GTX 1660 vs. GTX 1660 Ti

Finally when comparing head to head with the GTX 1660 Ti, the vanilla 1660 is 15% slower and that’s very much in line with the previous test which saw the non-Ti model come in 13% slower. Of course, we also saw times where the margin grew to 20% or more, and we saw that in half a dozen titles.

Cost per Frame and Closing Thoughts

Perhaps one of the key findings from this review compared to what we saw a week ago is not simply the number of games tested, but because Nvidia clearly undercut the competition, a week has been enough time for AMD to react and adjust prices, so our cost per frame comparison has seen some changes as well. On the upside, changes are not dramatic, and GTX 1660 cards are indeed selling at the intended $220 MSRP already.

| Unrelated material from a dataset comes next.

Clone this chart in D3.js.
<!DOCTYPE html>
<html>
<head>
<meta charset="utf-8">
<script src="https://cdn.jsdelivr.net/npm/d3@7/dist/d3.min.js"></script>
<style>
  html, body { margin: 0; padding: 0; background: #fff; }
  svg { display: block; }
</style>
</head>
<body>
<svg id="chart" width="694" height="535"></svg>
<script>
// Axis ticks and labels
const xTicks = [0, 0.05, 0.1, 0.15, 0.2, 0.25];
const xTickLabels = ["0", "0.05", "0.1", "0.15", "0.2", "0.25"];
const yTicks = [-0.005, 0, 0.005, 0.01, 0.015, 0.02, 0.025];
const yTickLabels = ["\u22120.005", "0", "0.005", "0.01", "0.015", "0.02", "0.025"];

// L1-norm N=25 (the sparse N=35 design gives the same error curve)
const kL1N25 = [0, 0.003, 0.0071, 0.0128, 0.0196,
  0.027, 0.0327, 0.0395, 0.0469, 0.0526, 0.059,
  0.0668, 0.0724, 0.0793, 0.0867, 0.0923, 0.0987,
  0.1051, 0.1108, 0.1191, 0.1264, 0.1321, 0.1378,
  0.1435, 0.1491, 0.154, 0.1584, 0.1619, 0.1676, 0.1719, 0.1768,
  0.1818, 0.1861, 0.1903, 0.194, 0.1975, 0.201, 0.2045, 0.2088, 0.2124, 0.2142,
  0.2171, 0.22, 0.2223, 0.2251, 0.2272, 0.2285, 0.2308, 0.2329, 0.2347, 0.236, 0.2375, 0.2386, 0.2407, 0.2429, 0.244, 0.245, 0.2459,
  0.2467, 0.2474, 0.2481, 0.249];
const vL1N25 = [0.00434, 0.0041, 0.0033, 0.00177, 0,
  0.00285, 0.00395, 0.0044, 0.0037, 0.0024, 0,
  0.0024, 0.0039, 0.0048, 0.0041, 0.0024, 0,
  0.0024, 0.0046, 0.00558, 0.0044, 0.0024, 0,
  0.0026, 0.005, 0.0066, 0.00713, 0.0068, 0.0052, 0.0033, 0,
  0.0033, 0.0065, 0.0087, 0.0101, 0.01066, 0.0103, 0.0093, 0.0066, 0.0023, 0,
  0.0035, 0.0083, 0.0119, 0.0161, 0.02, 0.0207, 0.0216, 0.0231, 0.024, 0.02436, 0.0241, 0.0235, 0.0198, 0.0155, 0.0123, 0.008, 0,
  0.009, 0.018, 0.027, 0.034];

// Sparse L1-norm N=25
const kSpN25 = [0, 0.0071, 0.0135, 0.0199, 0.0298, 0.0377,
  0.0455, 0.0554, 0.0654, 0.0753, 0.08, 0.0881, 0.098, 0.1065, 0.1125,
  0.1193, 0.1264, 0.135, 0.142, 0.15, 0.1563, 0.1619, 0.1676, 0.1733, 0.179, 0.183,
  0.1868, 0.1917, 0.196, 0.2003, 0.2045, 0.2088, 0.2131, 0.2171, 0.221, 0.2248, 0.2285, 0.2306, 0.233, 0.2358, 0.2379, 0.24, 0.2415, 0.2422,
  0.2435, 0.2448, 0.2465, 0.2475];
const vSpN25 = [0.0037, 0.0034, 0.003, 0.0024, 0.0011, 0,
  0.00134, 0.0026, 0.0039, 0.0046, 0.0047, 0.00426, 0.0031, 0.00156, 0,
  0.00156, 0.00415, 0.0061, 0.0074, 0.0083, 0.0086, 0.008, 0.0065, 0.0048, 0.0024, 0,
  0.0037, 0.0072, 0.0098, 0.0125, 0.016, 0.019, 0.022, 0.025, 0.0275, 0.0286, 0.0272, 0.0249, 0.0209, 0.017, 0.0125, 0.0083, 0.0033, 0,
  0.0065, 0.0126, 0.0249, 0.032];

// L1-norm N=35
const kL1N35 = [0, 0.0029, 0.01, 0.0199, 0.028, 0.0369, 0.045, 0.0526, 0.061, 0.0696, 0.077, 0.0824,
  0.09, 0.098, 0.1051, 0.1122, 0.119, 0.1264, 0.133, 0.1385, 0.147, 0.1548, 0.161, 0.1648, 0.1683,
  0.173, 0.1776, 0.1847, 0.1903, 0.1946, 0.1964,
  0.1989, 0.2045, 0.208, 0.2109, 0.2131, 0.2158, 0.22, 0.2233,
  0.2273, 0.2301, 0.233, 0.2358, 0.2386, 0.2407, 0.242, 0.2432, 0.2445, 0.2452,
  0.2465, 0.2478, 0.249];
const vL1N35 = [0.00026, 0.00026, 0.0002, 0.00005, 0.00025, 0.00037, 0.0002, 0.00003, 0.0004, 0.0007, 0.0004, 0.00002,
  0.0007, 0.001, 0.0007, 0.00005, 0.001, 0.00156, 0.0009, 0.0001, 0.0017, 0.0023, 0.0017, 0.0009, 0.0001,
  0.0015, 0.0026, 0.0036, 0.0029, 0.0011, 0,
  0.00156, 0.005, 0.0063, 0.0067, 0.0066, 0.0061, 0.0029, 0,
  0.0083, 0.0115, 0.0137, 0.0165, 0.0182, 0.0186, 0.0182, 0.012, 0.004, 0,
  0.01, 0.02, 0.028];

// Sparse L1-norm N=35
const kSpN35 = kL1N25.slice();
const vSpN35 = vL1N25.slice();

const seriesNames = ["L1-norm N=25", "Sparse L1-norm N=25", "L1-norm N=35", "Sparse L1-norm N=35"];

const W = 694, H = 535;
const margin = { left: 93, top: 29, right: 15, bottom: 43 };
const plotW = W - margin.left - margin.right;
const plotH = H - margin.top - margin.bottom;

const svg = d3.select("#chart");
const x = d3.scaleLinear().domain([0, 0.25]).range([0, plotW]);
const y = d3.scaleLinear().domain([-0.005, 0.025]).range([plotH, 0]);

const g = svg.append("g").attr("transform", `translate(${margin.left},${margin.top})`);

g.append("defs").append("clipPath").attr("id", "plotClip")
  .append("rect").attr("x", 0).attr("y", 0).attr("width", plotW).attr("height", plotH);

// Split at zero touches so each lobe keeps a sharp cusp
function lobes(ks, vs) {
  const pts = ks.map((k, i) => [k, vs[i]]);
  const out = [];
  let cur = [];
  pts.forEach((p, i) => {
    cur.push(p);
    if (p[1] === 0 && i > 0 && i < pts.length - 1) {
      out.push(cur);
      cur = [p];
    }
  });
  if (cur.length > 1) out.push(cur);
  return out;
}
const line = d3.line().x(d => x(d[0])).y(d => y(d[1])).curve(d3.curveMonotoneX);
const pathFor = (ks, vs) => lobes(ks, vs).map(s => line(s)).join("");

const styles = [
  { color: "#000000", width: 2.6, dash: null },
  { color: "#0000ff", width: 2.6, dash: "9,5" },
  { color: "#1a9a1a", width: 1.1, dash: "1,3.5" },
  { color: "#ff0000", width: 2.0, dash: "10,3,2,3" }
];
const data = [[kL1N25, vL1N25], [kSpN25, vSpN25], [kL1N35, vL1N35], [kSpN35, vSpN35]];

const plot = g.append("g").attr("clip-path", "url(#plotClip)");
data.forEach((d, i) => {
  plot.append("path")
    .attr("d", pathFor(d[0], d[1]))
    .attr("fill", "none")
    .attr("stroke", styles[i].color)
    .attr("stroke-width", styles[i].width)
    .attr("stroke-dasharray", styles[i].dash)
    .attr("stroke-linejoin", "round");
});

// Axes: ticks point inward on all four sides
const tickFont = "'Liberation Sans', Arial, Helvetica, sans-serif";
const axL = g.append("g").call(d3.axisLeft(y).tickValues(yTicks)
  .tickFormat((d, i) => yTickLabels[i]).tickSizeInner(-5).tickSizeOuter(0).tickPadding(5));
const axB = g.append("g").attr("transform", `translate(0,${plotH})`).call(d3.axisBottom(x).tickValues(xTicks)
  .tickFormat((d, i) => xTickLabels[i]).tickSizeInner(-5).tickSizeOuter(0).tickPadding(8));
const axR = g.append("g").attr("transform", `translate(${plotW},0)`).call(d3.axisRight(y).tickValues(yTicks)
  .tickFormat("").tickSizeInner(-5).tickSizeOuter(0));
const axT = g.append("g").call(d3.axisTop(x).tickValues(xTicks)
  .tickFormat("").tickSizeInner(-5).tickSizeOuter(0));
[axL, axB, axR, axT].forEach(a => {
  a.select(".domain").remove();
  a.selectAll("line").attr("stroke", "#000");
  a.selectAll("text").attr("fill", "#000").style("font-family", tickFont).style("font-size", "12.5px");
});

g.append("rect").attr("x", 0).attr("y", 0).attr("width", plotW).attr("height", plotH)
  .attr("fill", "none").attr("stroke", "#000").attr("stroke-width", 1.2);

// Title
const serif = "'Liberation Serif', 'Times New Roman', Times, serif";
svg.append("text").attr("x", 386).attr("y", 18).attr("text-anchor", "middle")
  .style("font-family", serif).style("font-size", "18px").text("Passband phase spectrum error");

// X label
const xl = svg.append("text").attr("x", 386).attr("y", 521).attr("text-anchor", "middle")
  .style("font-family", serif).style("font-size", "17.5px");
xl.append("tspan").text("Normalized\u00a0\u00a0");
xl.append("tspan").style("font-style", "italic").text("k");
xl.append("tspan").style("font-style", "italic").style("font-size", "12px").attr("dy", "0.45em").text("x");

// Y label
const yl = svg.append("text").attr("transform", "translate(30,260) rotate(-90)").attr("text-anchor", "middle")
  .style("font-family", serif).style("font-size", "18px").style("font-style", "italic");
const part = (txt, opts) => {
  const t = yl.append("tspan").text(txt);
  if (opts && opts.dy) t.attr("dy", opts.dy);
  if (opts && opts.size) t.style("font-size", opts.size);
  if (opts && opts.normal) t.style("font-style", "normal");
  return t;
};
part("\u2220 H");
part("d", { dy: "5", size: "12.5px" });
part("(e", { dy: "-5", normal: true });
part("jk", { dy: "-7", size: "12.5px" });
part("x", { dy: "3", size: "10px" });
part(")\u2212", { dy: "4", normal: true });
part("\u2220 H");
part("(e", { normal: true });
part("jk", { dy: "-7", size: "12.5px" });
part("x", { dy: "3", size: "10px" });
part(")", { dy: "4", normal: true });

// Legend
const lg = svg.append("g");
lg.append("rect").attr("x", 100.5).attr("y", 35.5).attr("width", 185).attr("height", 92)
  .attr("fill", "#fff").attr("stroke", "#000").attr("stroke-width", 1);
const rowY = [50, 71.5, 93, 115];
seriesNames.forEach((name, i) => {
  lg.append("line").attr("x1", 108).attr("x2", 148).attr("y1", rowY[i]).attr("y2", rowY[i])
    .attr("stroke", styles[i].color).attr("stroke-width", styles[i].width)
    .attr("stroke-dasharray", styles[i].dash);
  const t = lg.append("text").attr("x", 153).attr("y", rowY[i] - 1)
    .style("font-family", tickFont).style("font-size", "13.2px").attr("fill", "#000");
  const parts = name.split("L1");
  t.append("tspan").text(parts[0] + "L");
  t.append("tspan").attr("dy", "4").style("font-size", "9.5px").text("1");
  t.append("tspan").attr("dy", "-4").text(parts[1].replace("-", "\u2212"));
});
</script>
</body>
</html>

The RX 580 has dropped down from $200 to $190 which is not a huge deal, but still makes the Radeon a viable alternative for some. Essentially you can save ~10% on the cost of the graphics card to have 10% of the performance shaved off. The RX 590 has seen a heftier price cut with numerous models now available at $220. This GPU is finally down to the price it should have launched at. Given it’s a little slower than the 1660 but costs about the same, it’s not quite as good in terms of value.

The only clear cut winner for AMD right now is the RX 570, but that’s roughly 25% slower than the GTX 1660 so they aren’t exactly in the same performance category. Meanwhile the RX 580 has gone from being the best value sub $250 option, to a somewhat tough sell.

Of course, it’s best to look at performance in the games you’ll be playing. If you're primary playing DiRT 4 or Battlefield V, then the RX 590 is a better choice. Otherwise, as we just saw there are far more games where the GTX 1660 gets the better of the Radeon GPU.

For those of you planning on buying and keeping your graphics card for 2-3 years and have no idea how things will look even just 6-12 months down the track, power consumption is worth keeping in mind. Not because we’re worried about the power bill, but because a more efficient graphics card is a quieter graphics card, and it’s also more friendly to other components in your case as it’s not dumping as much heat on them.

The GTX 1660 pushed our test system's consumption to 262 watts. That’s a 12% saving compared to the RX 570 and almost 30% less than the RX 580 and 590. If we were looking at power consumption for the graphics cards alone those margins would increase significantly, making it clear Turing GPUs are much better in this regard.

So in spite of a few pricing adjustments, our recommendation has not been altered from the original review. The biggest change has come from the sheer volume of games tested. The GTX 1660’s lead over the RX 590 shrunk, while the 590’s price also shrunk a little. So those two are more evenly matched now.

It was pretty shocking to see the GTX 1660’s lead over the GTX 1060 6GB shrivel up from 21% to just 14%. Regardless, the 1660 was never intended to be an upgrade option for GTX 1060 owners, but perhaps it is a reasonable buy for those running older cards like the GTX 960, which we'll likely explore soon.